Tutt’altra cosa, esulante dall’ambito del «lavoro» e che la Costituzione non contempla, è la vocazione. Tradizionalmente si è dato per scontato fosse vocazione il sacerdozio. Più concretamente è vocazione il volontariato sociale. Ma lo sono altresì la ricerca scientifica, filosofica e, in sostanza, l’arte: nella loro apparente superfluità, attività, queste, le più utili, preziose e significative per il progredire dell’umanità.

In passato l’arte, in particolare l’arte figurativa, era un artigianato di alto livello. L’artista operava su commissione. Il pittore non dipingeva a capriccio quel che gli pareva, ma operava contro compenso in denaro da parte di committenti, chiese e conventi, enti pubblici o autorevoli e ricchi signori, che gli sollecitavano raffigurazioni «sacre» o di pubblici eventi, epocali battaglie e vittorie, oppure ritratti celebrativi. In pittura, i committenti dettavano persino le caratteristiche cui il dipinto doveva attenersi.

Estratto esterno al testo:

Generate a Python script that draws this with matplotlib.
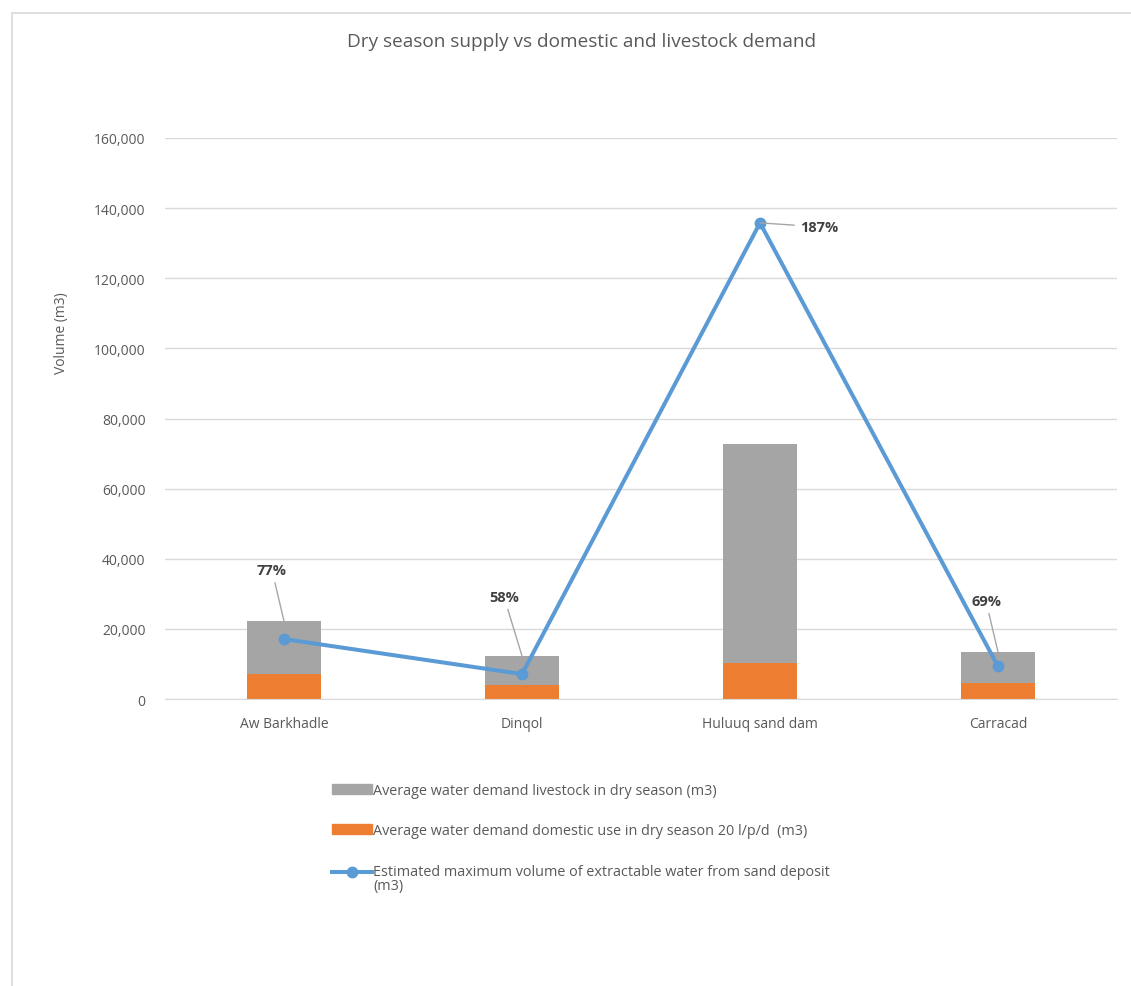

L’arte figurativa ha iniziato ad emanciparsi parzialmente con il Rinascimento e a ridosso del medesimo, grazie a protagonisti d’eccezione quali Leonardo e Michelangelo, ma ha raggiunto una propria autentica autonomia solo nello scorcio del Settecento (Turner), poi dell’Ottocento (impressionismo, macchiaiolismo) e tanto più quanto più si è accentuata la sua indipendenza dal mercato. Van Gogh e Modigliani, due delle figure più eminenti della pittura otto-novecentesca, non hanno venduto in vita neppure una tela. Cézanne viveva dei proventi della proprietà agricola ereditata in Provenza dal padre e ha venduto pochissimo. Oggi, i tre summenzionati sono considerati maestri di prima grandezza e nessuno si azzarderebbe a definirli hobbisti o pittori della domenica: i loro dipinti sono valutati in centinaia di migliaia di dollari. Ma al tempo loro, se il terzo viveva di rendita grazie alla campagna, i due primi facevano la fame ed erano giudicati stravaganti perditempo, poveracci fuori di testa.